(Records from a dataset)
BEGIN
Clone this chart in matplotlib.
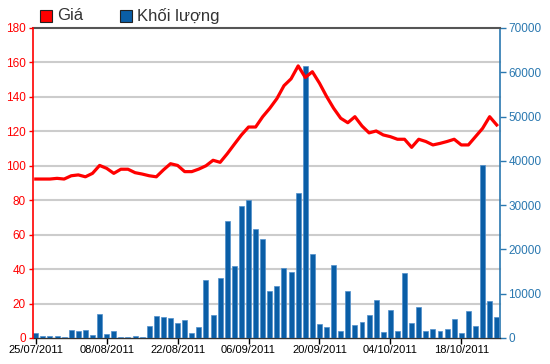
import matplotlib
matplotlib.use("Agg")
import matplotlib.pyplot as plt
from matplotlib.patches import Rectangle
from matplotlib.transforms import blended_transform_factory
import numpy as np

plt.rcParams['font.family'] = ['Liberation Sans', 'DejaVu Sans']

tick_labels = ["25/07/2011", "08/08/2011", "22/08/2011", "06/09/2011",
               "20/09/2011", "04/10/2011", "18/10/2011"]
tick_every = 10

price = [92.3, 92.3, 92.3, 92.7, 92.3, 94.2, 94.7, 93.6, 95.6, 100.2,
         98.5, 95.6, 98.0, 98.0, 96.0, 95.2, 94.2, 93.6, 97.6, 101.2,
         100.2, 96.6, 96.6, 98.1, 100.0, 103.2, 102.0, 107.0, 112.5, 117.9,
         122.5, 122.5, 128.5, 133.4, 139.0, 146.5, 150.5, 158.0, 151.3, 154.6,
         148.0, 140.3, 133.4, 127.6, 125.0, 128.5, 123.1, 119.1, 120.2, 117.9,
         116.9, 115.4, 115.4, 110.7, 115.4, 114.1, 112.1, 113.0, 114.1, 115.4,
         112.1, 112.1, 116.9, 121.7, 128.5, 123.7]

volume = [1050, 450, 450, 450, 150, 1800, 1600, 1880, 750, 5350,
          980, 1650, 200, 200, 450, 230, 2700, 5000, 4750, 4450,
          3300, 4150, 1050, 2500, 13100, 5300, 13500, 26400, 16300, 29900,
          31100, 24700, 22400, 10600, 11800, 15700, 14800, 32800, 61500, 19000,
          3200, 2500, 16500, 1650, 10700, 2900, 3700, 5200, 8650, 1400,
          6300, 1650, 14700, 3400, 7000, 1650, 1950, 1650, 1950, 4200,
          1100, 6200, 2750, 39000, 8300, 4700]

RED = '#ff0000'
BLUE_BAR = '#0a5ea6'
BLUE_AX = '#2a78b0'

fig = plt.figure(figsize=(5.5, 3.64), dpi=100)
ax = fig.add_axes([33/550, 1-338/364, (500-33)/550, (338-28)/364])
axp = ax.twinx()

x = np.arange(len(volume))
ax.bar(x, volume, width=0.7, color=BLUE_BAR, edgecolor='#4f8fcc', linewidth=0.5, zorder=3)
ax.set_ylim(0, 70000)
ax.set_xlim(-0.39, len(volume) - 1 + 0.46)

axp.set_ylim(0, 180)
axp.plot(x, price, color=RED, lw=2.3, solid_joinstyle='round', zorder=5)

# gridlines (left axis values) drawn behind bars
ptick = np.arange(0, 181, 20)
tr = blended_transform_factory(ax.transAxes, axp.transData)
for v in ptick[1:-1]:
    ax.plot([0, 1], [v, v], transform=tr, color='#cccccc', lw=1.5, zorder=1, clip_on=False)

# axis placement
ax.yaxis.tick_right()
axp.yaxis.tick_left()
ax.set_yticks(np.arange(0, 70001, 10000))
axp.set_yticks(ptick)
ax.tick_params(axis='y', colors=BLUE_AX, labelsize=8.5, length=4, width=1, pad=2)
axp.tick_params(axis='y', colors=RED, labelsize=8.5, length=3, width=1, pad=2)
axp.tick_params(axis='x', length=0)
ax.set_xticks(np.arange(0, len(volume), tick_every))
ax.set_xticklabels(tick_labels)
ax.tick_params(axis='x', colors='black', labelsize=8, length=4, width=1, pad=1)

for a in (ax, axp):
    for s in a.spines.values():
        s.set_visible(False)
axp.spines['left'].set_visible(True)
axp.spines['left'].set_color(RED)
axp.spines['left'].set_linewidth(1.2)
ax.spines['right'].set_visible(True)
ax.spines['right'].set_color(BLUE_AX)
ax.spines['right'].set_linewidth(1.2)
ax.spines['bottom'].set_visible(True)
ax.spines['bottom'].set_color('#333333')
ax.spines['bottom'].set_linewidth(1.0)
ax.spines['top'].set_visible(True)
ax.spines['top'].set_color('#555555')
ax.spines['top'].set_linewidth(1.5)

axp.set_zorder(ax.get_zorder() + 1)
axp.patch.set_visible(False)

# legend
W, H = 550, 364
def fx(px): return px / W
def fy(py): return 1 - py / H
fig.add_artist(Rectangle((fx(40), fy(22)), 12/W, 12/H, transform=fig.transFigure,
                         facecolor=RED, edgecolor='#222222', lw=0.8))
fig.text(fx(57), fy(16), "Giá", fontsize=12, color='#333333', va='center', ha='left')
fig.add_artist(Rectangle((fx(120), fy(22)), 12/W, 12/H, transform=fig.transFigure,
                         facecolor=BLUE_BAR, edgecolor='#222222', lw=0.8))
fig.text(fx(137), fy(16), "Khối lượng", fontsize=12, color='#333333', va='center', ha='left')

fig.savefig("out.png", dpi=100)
END
BEGIN
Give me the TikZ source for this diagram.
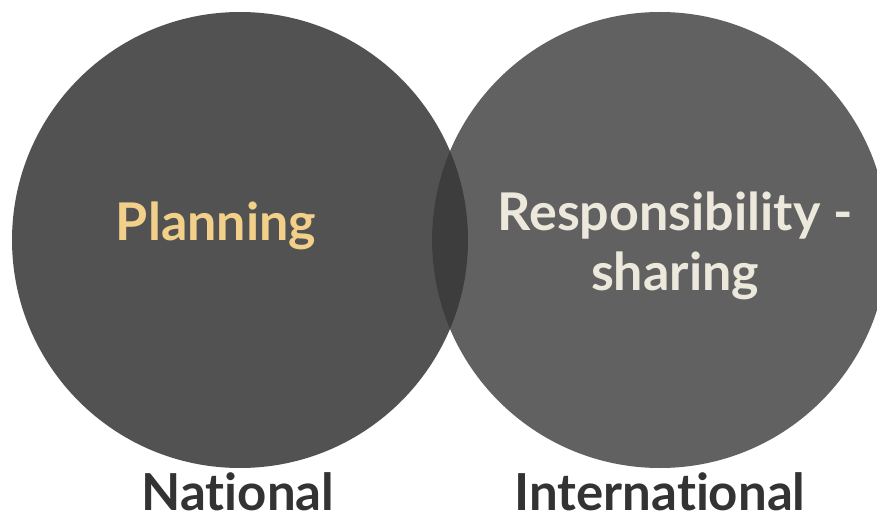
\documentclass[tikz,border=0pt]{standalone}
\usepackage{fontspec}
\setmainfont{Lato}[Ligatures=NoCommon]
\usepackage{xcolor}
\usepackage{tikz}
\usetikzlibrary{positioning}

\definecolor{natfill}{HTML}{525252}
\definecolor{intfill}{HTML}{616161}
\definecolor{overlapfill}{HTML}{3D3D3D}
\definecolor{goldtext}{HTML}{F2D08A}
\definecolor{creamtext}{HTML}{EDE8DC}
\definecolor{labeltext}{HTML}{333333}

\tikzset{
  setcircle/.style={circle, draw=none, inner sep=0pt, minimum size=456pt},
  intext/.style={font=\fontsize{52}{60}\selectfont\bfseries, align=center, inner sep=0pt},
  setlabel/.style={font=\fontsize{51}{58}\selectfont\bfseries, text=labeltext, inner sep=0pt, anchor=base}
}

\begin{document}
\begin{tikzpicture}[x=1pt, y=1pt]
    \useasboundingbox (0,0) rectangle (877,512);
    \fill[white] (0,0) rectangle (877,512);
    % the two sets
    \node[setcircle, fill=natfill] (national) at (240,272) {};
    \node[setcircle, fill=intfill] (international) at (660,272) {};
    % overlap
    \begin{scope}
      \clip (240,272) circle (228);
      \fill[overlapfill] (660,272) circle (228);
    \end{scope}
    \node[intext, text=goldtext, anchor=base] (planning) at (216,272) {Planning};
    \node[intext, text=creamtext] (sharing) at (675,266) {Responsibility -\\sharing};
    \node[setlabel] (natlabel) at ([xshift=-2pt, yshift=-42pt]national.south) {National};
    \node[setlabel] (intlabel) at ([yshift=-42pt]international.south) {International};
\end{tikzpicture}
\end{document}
END
→ TO DO
What's needed is an exact copy of the lines above from the one with "Clone this chart in matplotlib." through the one with "tick_every = 10", both included; the pictures stay out.

→ EXERCISE OUTPUT
Clone this chart in matplotlib.
import matplotlib
matplotlib.use("Agg")
import matplotlib.pyplot as plt
from matplotlib.patches import Rectangle
from matplotlib.transforms import blended_transform_factory
import numpy as np

plt.rcParams['font.family'] = ['Liberation Sans', 'DejaVu Sans']

tick_labels = ["25/07/2011", "08/08/2011", "22/08/2011", "06/09/2011",
               "20/09/2011", "04/10/2011", "18/10/2011"]
tick_every = 10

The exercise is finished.